Recognize
Performs document layout analysis and OCR and also generates a layout XML file such as TM000001_layout.xml.
Member of namespace
OCR_SRSyntax
bool Recognize()
Returns
False if the ruleset with this action is not bound to a page object of the document hierarchy. Otherwise, this action returns True.Level
Page level.Details
Performs document layout analysis and OCR and also generates an XML layout file such as TM000001_layout.xml.
The layout file groups text into blocks similar to how a person would see and identify the structure in the document. (In contrast, other actions produce a CCO file that groups text into lines that span the width of the page.) For example, a page can have items such as tables, paragraphs, and lines, which are all a type of a block. For information about the block types, see DocumentAnalytics actions. A block might be of the default type or of a specific type such as title or table. The type depends on how the recognition engine interprets the block. Locate actions, such as GoSiblingBlockNext, are available in the Locate action library to navigate the block structure.
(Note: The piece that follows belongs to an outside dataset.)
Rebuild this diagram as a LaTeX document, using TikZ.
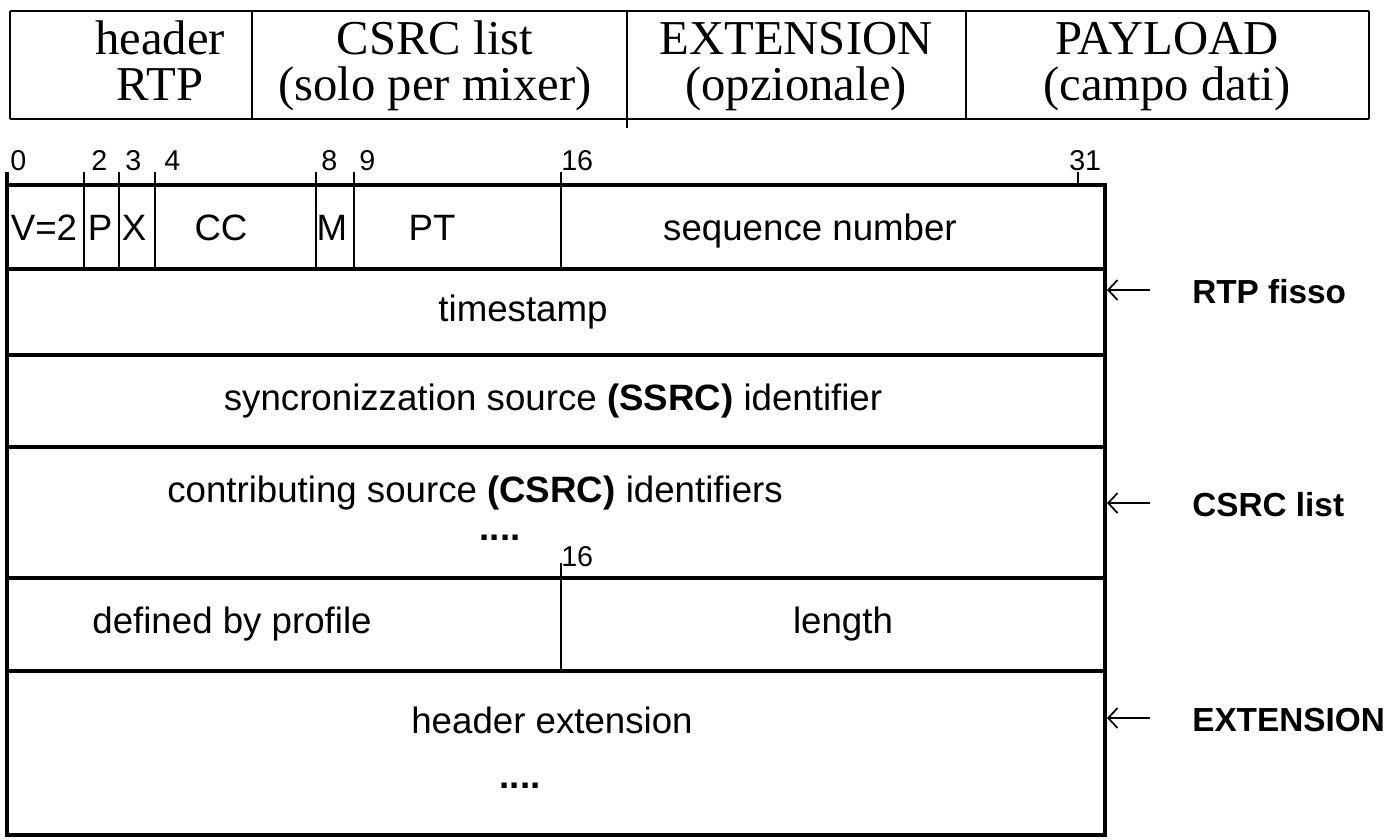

The layout XML file also retains the font and color attributes for the extraction text in CSS format. This text is used for extracting data and reconstructing the document in a new format.
- Example:
- In the following example, the Recognize action first creates an XML layout
file, and then the CreateCcoFromLayout action creates a CCO file from that layout
file. Both files are created for the current
page.
Recognize() CreateCcoFromLayout()
Supported File Formats
- Extracts embedded text within the PDF document
- Performs recognition only on those areas that contain data but do not contain embedded text
This behavior improves the processing speed and overall performance of PDF document processing.
- Microsoft Excel
- Microsoft Word
- HTML
- RTF
- Txt
For example, you can convert a Microsoft Excel document to PDF by calling the action ExcelWorkbookToPdf. Once the PDF document is created, it can be processed with the Recognize action.